Hey there! How have you been. It's been a while eh? Sorry about that! Life, the universe, and everything. You know how it goes.
So this isn't the blog post I've been meaning to write about TBR hacks for the tSlim running Control IQ. It's not even the one about seeing if I can get funding for sensors, which I seem to be being promised, but which hasn't quite happened yet.
If those are of any interest, do let me know and I will try to get around to them. Honest!
No. Instead this is a little unexpected ponder I had earlier, when realising that it was WDD once again, as I saw lots of other more capable awareness-raising diabetes types sharing stuff on their social feeds. It came unbidden. And rather surprised me - so here it is...
"Wow. Diabetes has really changed since we started the blog!"
There. That's it. Groundbreakingly insightful as always.
But much as diabetes is still Very Annoying (TM), a bit of a drag, occasionally utterly terrifying, frequently exhausting, but on the whole relatively manageable most of the time... there have been some pretty big changes in the decade or more that I've been rambling semi-coherently on here.
Back then, Twitter (for diabetes types) was a sort of a cosy coffee shop. A place to connect with a few like-minded folk who were also, coincidentally pancreatically challenged (thanks ShootUp), and chat about something and nothing. Now it's not even Twitter any more!
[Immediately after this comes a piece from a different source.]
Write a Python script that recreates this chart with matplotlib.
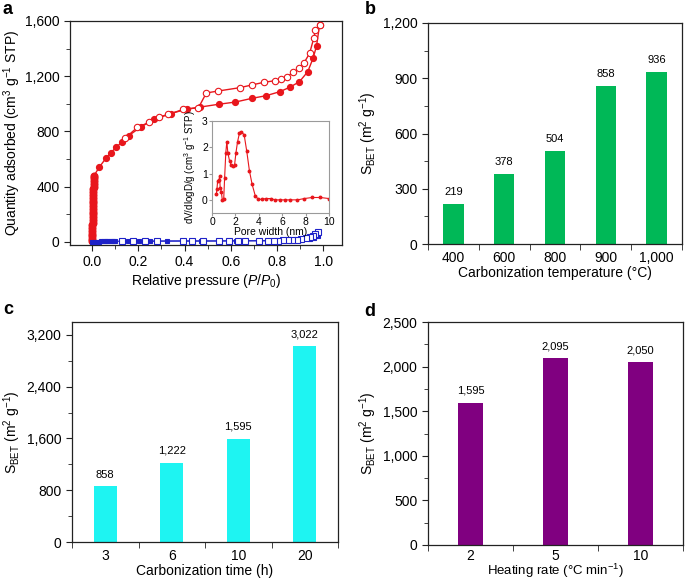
import matplotlib
matplotlib.use("Agg")
import matplotlib.pyplot as plt
from matplotlib.ticker import MultipleLocator, FuncFormatter, FixedLocator

plt.rcParams["font.family"] = ["Liberation Sans", "DejaVu Sans"]
plt.rcParams["mathtext.fontset"] = "custom"
plt.rcParams["mathtext.rm"] = "Liberation Sans"
plt.rcParams["mathtext.it"] = "Liberation Sans:italic"
plt.rcParams["mathtext.bf"] = "Liberation Sans:bold"

# panel a: N2 isotherms
band_x = [0.0, 0.0005, 0.001, 0.001, 0.0015, 0.002, 0.002, 0.0025, 0.003, 0.003, 0.0035, 0.004,
          0.004, 0.0045, 0.005, 0.005, 0.0055, 0.006, 0.006, 0.0065, 0.007, 0.007, 0.0075, 0.008, 0.008]
band_y = [5, 20, 40, 60, 80, 100, 120, 140, 160, 180, 200, 220, 240, 260, 280, 300, 320, 340,
          360, 380, 400, 420, 440, 460, 478]
ads_x = [0.032, 0.061, 0.082, 0.104, 0.131, 0.159, 0.21, 0.27, 0.34, 0.41, 0.468, 0.547, 0.619,
         0.691, 0.752, 0.811, 0.854, 0.896, 0.932, 0.955, 0.97, 0.983]
ads_y = [543, 608, 647, 685, 726, 770, 832, 888, 930, 962, 977, 997, 1013, 1040, 1059, 1088, 1120,
         1160, 1233, 1330, 1419, 1571]
des_x = [0.983, 0.965, 0.958, 0.94, 0.915, 0.895, 0.869, 0.843, 0.818, 0.792, 0.742, 0.691, 0.638,
         0.545, 0.494, 0.46, 0.395, 0.33, 0.291, 0.247, 0.196, 0.144]
des_y = [1571, 1535, 1475, 1366, 1294, 1258, 1228, 1197, 1180, 1168, 1156, 1137, 1117, 1093, 1079,
         972, 960, 924, 905, 866, 830, 753]
blue_ads_x = [0.002, 0.01, 0.02, 0.03, 0.04, 0.05, 0.06, 0.07, 0.08, 0.09, 0.10, 0.156, 0.203,
              0.25, 0.323, 0.47, 0.62, 0.76, 0.90, 0.94, 0.96, 0.975]
blue_ads_y = [2, 3, 3, 3, 4, 4, 4, 5, 5, 5, 5, 6, 6, 6, 7, 7, 8, 9, 12, 18, 28, 40]
blue_des_x = [0.975, 0.965, 0.955, 0.94, 0.925, 0.905, 0.885, 0.865, 0.845, 0.825, 0.805, 0.785,
              0.76, 0.72, 0.66, 0.63, 0.59, 0.55, 0.48, 0.43, 0.395, 0.28, 0.23, 0.178, 0.128]
blue_des_y = [72, 58, 45, 35, 26, 20, 16, 14, 12, 11, 10, 10, 9, 9, 8, 8, 8, 7, 7, 7, 7, 6, 6, 6, 5]

# inset: pore size distribution
psd_x = [0.37, 0.42, 0.48, 0.6, 0.65, 0.7, 0.8, 0.88, 1.0, 1.08, 1.18, 1.27, 1.35, 1.5, 1.65, 1.8,
         1.93, 2.04, 2.18, 2.35, 2.5, 2.75, 2.97, 3.2, 3.43, 3.7, 3.96, 4.25, 4.6, 5.0, 5.4, 5.8,
         6.2, 6.65, 7.3, 7.9, 8.55, 9.25, 10.0]
psd_y = [0.21, 0.4, 0.71, 0.75, 0.9, 0.47, 0.3, 0.0, 0.02, 0.85, 1.8, 2.22, 1.8, 1.48, 1.33, 1.27,
         1.33, 1.77, 2.2, 2.55, 2.6, 2.47, 1.85, 1.1, 0.59, 0.15, 0.02, 0.02, 0.05, 0.05, 0.0, 0.0,
         0.0, 0.0, 0.0, 0.05, 0.09, 0.09, 0.05]

# panels b-d
temp_labels = ["400", "600", "800", "900", "1,000"]
temp_vals = [219, 378, 504, 858, 936]
time_labels = ["3", "6", "10", "20"]
time_vals = [858, 1222, 1595, 3022]
rate_labels = ["2", "5", "10"]
rate_vals = [1595, 2095, 2050]

red = "#e8161c"
blue = "#1e22c8"
green = "#00b857"
cyan = "#1ef4f2"
purple = "#800080"

comma = FuncFormatter(lambda v, p: f"{v:,.0f}")

fig = plt.figure(figsize=(6.85, 5.82), dpi=100)


def style_axes(ax):
    for s in ax.spines.values():
        s.set_color("#222222")
        s.set_linewidth(0.9)
    ax.tick_params(which="both", direction="out", labelsize=10, color="#222222")
    ax.tick_params(which="major", length=4)
    ax.tick_params(which="minor", length=3)
    ax.tick_params(top=False, right=False)


# ---- a ----
ax = fig.add_axes([70 / 685, 1 - 245 / 582, 272 / 685, 224 / 582])
style_axes(ax)
ax.plot(blue_ads_x, blue_ads_y, "-s", color=blue, ms=3.2, lw=0.8, mfc=blue, mec=blue, mew=0.8, zorder=3)
ax.plot(blue_des_x, blue_des_y, "-s", color=blue, ms=4.0, lw=0.8, mfc="white", mec=blue, mew=0.8, zorder=3)
ax.plot(band_x, band_y, "o", color=red, ms=4.8, mec=red, zorder=2)
ax.plot(band_x[-1:] + ads_x, band_y[-1:] + ads_y, "-o", color=red, ms=4.2, lw=1.0, mec=red, zorder=4)
ax.plot(des_x, des_y, "-o", color=red, ms=4.6, lw=1.0, mfc="white", mec=red, mew=0.8, zorder=4)
ax.set_xlim(-0.095, 1.08)
ax.set_ylim(-22, 1600)
ax.xaxis.set_major_locator(MultipleLocator(0.2))
ax.xaxis.set_minor_locator(MultipleLocator(0.1))
ax.yaxis.set_major_locator(MultipleLocator(400))
ax.yaxis.set_minor_locator(MultipleLocator(200))
ax.yaxis.set_major_formatter(comma)
ax.set_xlabel("Relative pressure ($P$/$P_0$)", fontsize=10, labelpad=2)
ax.set_ylabel("Quantity adsorbed (cm$^3$ g$^{-1}$ STP)", fontsize=10, labelpad=1)

ins = fig.add_axes([212 / 685, 1 - 213 / 582, 117 / 685, 92 / 582])
for s in ins.spines.values():
    s.set_color("#9a9a9a")
    s.set_linewidth(0.8)
ins.plot(psd_x, psd_y, "-o", color=red, ms=1.8, lw=0.8)
ins.set_xlim(0, 10)
ins.set_ylim(-0.5, 3)
ins.set_xticks([0, 2, 4, 6, 8, 10])
ins.set_yticks([0, 1, 2, 3])
ins.tick_params(labelsize=7.5, length=2, pad=1, color="#9a9a9a")
ins.set_xlabel("Pore width (nm)", fontsize=7.5, labelpad=0)
ins.set_ylabel("dV/dlogD/g (cm$^3$ g$^{-1}$ STP)", fontsize=7.0, labelpad=2.5)


def bar_panel(rect, labels, vals, color, width, ymax, major, label_fmt):
    bx = fig.add_axes(rect)
    style_axes(bx)
    pos = list(range(len(vals)))
    bx.bar(pos, vals, width=width, color=color)
    for p, v in zip(pos, vals):
        bx.annotate(label_fmt(v), (p, v), xytext=(0, 5), textcoords="offset points",
                    ha="center", va="bottom", fontsize=8)
    bx.set_xlim(-0.5, len(vals) - 0.5)
    bx.set_ylim(0, ymax)
    bx.set_xticks(pos)
    bx.set_xticklabels(labels)
    bx.xaxis.set_minor_locator(FixedLocator([p - 0.5 for p in range(len(vals) + 1)]))
    bx.tick_params(axis="x", which="major", length=0, pad=5)
    bx.tick_params(axis="x", which="minor", length=4)
    bx.yaxis.set_major_locator(MultipleLocator(major))
    bx.yaxis.set_minor_locator(MultipleLocator(major / 2))
    bx.yaxis.set_major_formatter(comma)
    bx.set_ylabel("S$_{\\mathrm{BET}}$ (m$^2$ g$^{-1}$)", fontsize=10, labelpad=3)
    return bx


fmt = lambda v: f"{v:,.0f}"

bb = bar_panel([428 / 685, 1 - 244 / 582, 254 / 685, 221 / 582], temp_labels, temp_vals, green,
               0.4, 1200, 300, fmt)
bb.set_xlabel("Carbonization temperature (°C)", fontsize=10, labelpad=1)

bc = bar_panel([72 / 685, 1 - 542 / 582, 266 / 685, 220 / 582], time_labels, time_vals, cyan,
               0.35, 3400, 800, fmt)
bc.set_xlabel("Carbonization time (h)", fontsize=10, labelpad=1)

bd = bar_panel([428 / 685, 1 - 545 / 582, 255 / 685, 223 / 582], rate_labels, rate_vals, purple,
               0.3, 2500, 500, fmt)
bd.tick_params(axis="x", which="major", pad=3)
bd.set_xlabel("Heating rate (°C min$^{-1}$)", fontsize=9.5, labelpad=-1)

for letter, x, y in [("a", 8, 10), ("b", 370, 10), ("c", 8, 310), ("d", 370, 311)]:
    fig.text(x / 685, 1 - y / 582, letter, fontsize=13, fontweight="bold", ha="center", va="center")

fig.savefig("out.png", dpi=100)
Once 'low carb' to help managing T2 was viewed as some sort of crazy, lunatic idea and positively discouraged by pretty much all healthcare professionals. Now it's seen as a fairly mainstream management approach that works really well for some people, and is often mentioned by practice nurses from the very beginning. This was once unthinkable on the forums I was frequenting when I first started comparing notes with other people with diabetes. There are now whole NHS GP practices championing the approach, and even established NHS programmes to help people who want to give it a go.
When we started writing this blog, as far as the scientific and medical world was concerned T2 diabetes was an inevitably progressive condition (hardly a phrase that encourages self management!). You got it, and then it gradually got worse and worse, and needed more and more meds, until you expired either from it or from something related to it. Now thanks to the DIRECT trial, there is high quality evidence that many with T2 can get their diabetes in remission (keeping HbA1c below 48mmol/mol with no medication) though significant weight loss. And many folks who choose a low carb approach can achieve the same remission criteria too. And this that remission can be maintained for many years.
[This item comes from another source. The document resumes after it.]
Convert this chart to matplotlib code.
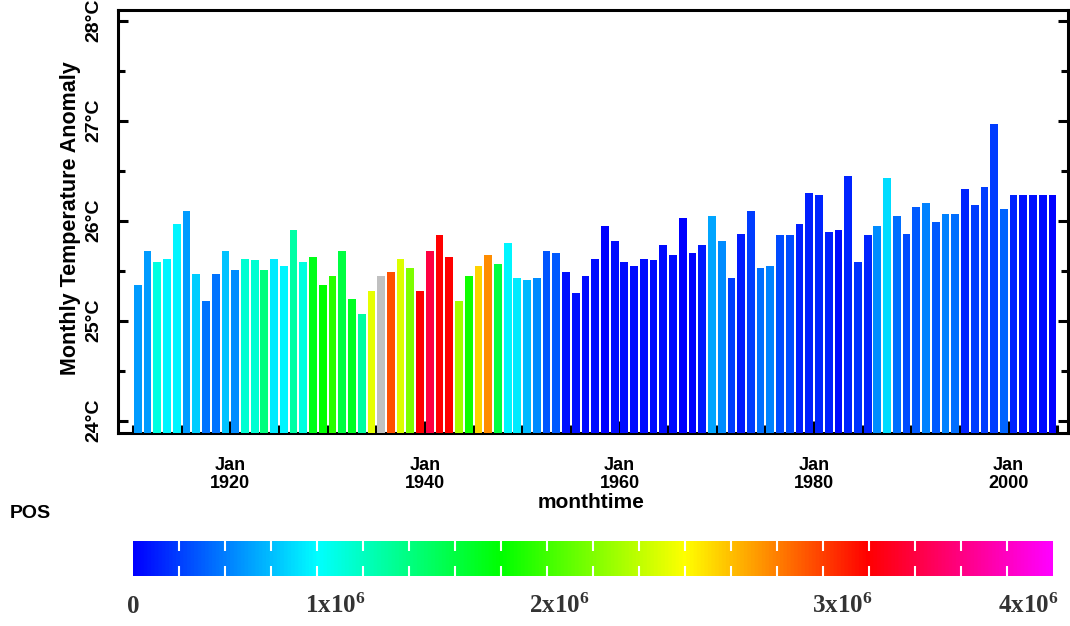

There are a bunch of fancy new insulins and meds available now too. Including some that could potentially prove complete transformative for people who struggle with overweight and obesity.
Way back in 2010, CGM was almost unheard of outside of the US. I was even invited to a thing where the company developing a product wanted to know whether or not many people in the UK had even heard of the idea. At the time the chance of getting a CGM funded in the UK was vanishingly small. But a torrent of advocacy effort, an expectation defying Prof, and a flurry of new technologies and options later, and now over 90% of people with T1 in the UK have access to funded full time CGM.
They are now embarking on the same transformation for Hybrid Closed Loops (where an insulin pump and CGM talk to each other and are able to make some gentle adjustments to help us out).
The pace of change is extraordinary. And it doesn't seem to be slowing down.
Plus in the background really quite staggering progress is being made with stem cell research and other avenues, edging ever closer to a possible cure.
I'm really hoping that some progress can be made around reducing diabetes stigma. And especially in increasing access to appropriate monitoring technology for those people with T2 who would value it and benefit from it. Possibly even a little sub-division of the T2 umbrella, so that more appropriate options can be offered to the different sub-types, rather than a blanket 'No' to so many people.
So cheers to old Fred Banting. And Charlie Best, and all the others. There really has never been a better time to have diabetes.
And maybe, just maybe, someday soon, nobody will.